Supplied data:
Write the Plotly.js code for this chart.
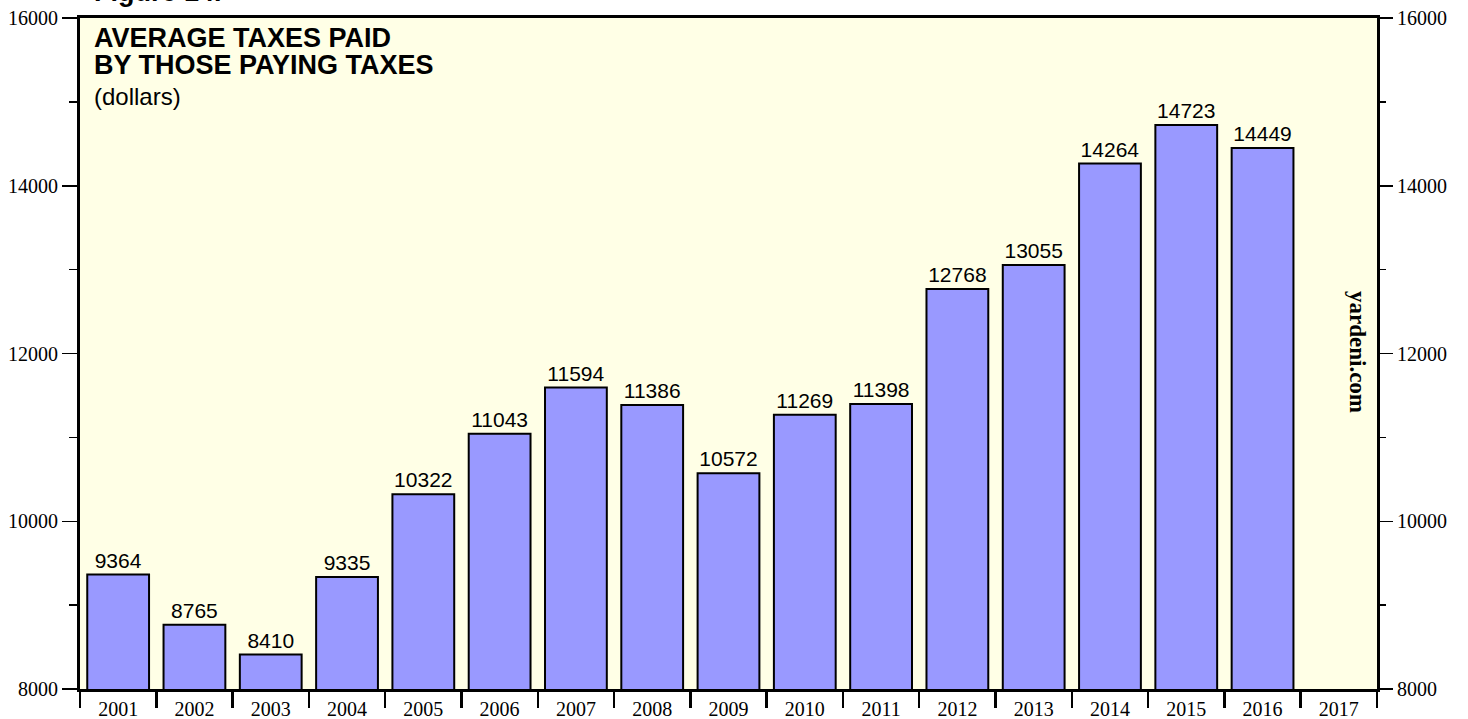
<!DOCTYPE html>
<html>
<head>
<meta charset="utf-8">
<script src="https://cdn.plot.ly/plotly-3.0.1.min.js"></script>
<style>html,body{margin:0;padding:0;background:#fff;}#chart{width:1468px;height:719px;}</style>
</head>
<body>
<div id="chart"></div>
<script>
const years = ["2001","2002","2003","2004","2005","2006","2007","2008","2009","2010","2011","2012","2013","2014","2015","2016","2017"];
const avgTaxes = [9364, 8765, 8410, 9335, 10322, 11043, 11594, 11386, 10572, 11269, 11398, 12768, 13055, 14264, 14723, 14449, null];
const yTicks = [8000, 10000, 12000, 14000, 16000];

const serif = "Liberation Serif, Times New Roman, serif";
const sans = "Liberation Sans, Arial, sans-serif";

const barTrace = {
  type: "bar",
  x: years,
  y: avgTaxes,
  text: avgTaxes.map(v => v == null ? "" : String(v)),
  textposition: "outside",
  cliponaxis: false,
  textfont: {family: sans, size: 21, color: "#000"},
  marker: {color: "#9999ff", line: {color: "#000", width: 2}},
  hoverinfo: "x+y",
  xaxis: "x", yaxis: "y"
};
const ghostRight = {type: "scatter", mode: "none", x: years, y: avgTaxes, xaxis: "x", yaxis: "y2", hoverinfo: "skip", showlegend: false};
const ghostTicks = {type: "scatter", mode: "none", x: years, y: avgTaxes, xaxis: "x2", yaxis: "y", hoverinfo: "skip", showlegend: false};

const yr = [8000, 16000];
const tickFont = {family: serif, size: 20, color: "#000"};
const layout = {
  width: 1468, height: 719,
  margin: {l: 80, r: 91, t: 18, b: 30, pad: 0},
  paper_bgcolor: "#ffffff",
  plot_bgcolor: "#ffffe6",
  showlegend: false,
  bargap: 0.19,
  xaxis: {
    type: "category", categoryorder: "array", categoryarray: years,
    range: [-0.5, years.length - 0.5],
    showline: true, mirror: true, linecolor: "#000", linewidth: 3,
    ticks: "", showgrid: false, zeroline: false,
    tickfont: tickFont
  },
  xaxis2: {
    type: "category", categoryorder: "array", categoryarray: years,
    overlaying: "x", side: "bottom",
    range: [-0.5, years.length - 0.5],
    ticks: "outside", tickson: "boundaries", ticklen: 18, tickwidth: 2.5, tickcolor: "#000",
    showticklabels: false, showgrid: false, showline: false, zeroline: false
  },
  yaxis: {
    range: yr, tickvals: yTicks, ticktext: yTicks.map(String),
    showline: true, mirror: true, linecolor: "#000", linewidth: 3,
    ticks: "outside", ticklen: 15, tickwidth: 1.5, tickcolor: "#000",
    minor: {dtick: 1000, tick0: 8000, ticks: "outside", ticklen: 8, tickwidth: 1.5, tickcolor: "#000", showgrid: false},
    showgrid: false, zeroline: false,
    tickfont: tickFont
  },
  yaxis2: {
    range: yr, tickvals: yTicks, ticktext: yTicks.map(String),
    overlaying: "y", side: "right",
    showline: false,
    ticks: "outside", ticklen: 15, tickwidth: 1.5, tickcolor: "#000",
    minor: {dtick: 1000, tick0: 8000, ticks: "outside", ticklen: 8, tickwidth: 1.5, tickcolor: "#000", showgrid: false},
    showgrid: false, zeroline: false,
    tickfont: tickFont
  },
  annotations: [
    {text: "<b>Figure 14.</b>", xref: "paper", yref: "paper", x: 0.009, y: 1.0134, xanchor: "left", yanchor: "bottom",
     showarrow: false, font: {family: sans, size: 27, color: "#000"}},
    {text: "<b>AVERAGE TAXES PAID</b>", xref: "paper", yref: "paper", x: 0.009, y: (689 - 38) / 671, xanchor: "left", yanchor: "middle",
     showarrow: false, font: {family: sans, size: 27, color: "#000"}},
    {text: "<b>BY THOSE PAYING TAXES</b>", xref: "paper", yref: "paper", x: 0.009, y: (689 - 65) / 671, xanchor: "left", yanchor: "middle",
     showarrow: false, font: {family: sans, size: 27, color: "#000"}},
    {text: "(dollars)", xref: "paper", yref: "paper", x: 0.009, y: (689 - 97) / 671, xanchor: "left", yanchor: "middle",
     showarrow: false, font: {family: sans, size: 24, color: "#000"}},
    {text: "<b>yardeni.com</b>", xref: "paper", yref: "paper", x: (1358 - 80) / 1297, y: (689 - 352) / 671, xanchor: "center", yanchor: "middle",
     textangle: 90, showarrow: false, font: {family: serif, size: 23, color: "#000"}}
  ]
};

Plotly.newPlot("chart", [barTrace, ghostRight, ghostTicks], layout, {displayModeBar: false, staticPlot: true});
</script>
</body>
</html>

Task statement: Reproduce the material in full, word for word, and omit the pictures.

Correct answer:
Write the Plotly.js code for this chart.
<!DOCTYPE html>
<html>
<head>
<meta charset="utf-8">
<script src="https://cdn.plot.ly/plotly-3.0.1.min.js"></script>
<style>html,body{margin:0;padding:0;background:#fff;}#chart{width:1468px;height:719px;}</style>
</head>
<body>
<div id="chart"></div>
<script>
const years = ["2001","2002","2003","2004","2005","2006","2007","2008","2009","2010","2011","2012","2013","2014","2015","2016","2017"];
const avgTaxes = [9364, 8765, 8410, 9335, 10322, 11043, 11594, 11386, 10572, 11269, 11398, 12768, 13055, 14264, 14723, 14449, null];
const yTicks = [8000, 10000, 12000, 14000, 16000];

const serif = "Liberation Serif, Times New Roman, serif";
const sans = "Liberation Sans, Arial, sans-serif";

const barTrace = {
  type: "bar",
  x: years,
  y: avgTaxes,
  text: avgTaxes.map(v => v == null ? "" : String(v)),
  textposition: "outside",
  cliponaxis: false,
  textfont: {family: sans, size: 21, color: "#000"},
  marker: {color: "#9999ff", line: {color: "#000", width: 2}},
  hoverinfo: "x+y",
  xaxis: "x", yaxis: "y"
};
const ghostRight = {type: "scatter", mode: "none", x: years, y: avgTaxes, xaxis: "x", yaxis: "y2", hoverinfo: "skip", showlegend: false};
const ghostTicks = {type: "scatter", mode: "none", x: years, y: avgTaxes, xaxis: "x2", yaxis: "y", hoverinfo: "skip", showlegend: false};

const yr = [8000, 16000];
const tickFont = {family: serif, size: 20, color: "#000"};
const layout = {
  width: 1468, height: 719,
  margin: {l: 80, r: 91, t: 18, b: 30, pad: 0},
  paper_bgcolor: "#ffffff",
  plot_bgcolor: "#ffffe6",
  showlegend: false,
  bargap: 0.19,
  xaxis: {
    type: "category", categoryorder: "array", categoryarray: years,
    range: [-0.5, years.length - 0.5],
    showline: true, mirror: true, linecolor: "#000", linewidth: 3,
    ticks: "", showgrid: false, zeroline: false,
    tickfont: tickFont
  },
  xaxis2: {
    type: "category", categoryorder: "array", categoryarray: years,
    overlaying: "x", side: "bottom",
    range: [-0.5, years.length - 0.5],
    ticks: "outside", tickson: "boundaries", ticklen: 18, tickwidth: 2.5, tickcolor: "#000",
    showticklabels: false, showgrid: false, showline: false, zeroline: false
  },
  yaxis: {
    range: yr, tickvals: yTicks, ticktext: yTicks.map(String),
    showline: true, mirror: true, linecolor: "#000", linewidth: 3,
    ticks: "outside", ticklen: 15, tickwidth: 1.5, tickcolor: "#000",
    minor: {dtick: 1000, tick0: 8000, ticks: "outside", ticklen: 8, tickwidth: 1.5, tickcolor: "#000", showgrid: false},
    showgrid: false, zeroline: false,
    tickfont: tickFont
  },
  yaxis2: {
    range: yr, tickvals: yTicks, ticktext: yTicks.map(String),
    overlaying: "y", side: "right",
    showline: false,
    ticks: "outside", ticklen: 15, tickwidth: 1.5, tickcolor: "#000",
    minor: {dtick: 1000, tick0: 8000, ticks: "outside", ticklen: 8, tickwidth: 1.5, tickcolor: "#000", showgrid: false},
    showgrid: false, zeroline: false,
    tickfont: tickFont
  },
  annotations: [
    {text: "<b>Figure 14.</b>", xref: "paper", yref: "paper", x: 0.009, y: 1.0134, xanchor: "left", yanchor: "bottom",
     showarrow: false, font: {family: sans, size: 27, color: "#000"}},
    {text: "<b>AVERAGE TAXES PAID</b>", xref: "paper", yref: "paper", x: 0.009, y: (689 - 38) / 671, xanchor: "left", yanchor: "middle",
     showarrow: false, font: {family: sans, size: 27, color: "#000"}},
    {text: "<b>BY THOSE PAYING TAXES</b>", xref: "paper", yref: "paper", x: 0.009, y: (689 - 65) / 671, xanchor: "left", yanchor: "middle",
     showarrow: false, font: {family: sans, size: 27, color: "#000"}},
    {text: "(dollars)", xref: "paper", yref: "paper", x: 0.009, y: (689 - 97) / 671, xanchor: "left", yanchor: "middle",
     showarrow: false, font: {family: sans, size: 24, color: "#000"}},
    {text: "<b>yardeni.com</b>", xref: "paper", yref: "paper", x: (1358 - 80) / 1297, y: (689 - 352) / 671, xanchor: "center", yanchor: "middle",
     textangle: 90, showarrow: false, font: {family: serif, size: 23, color: "#000"}}
  ]
};

Plotly.newPlot("chart", [barTrace, ghostRight, ghostTicks], layout, {displayModeBar: false, staticPlot: true});
</script>
</body>
</html>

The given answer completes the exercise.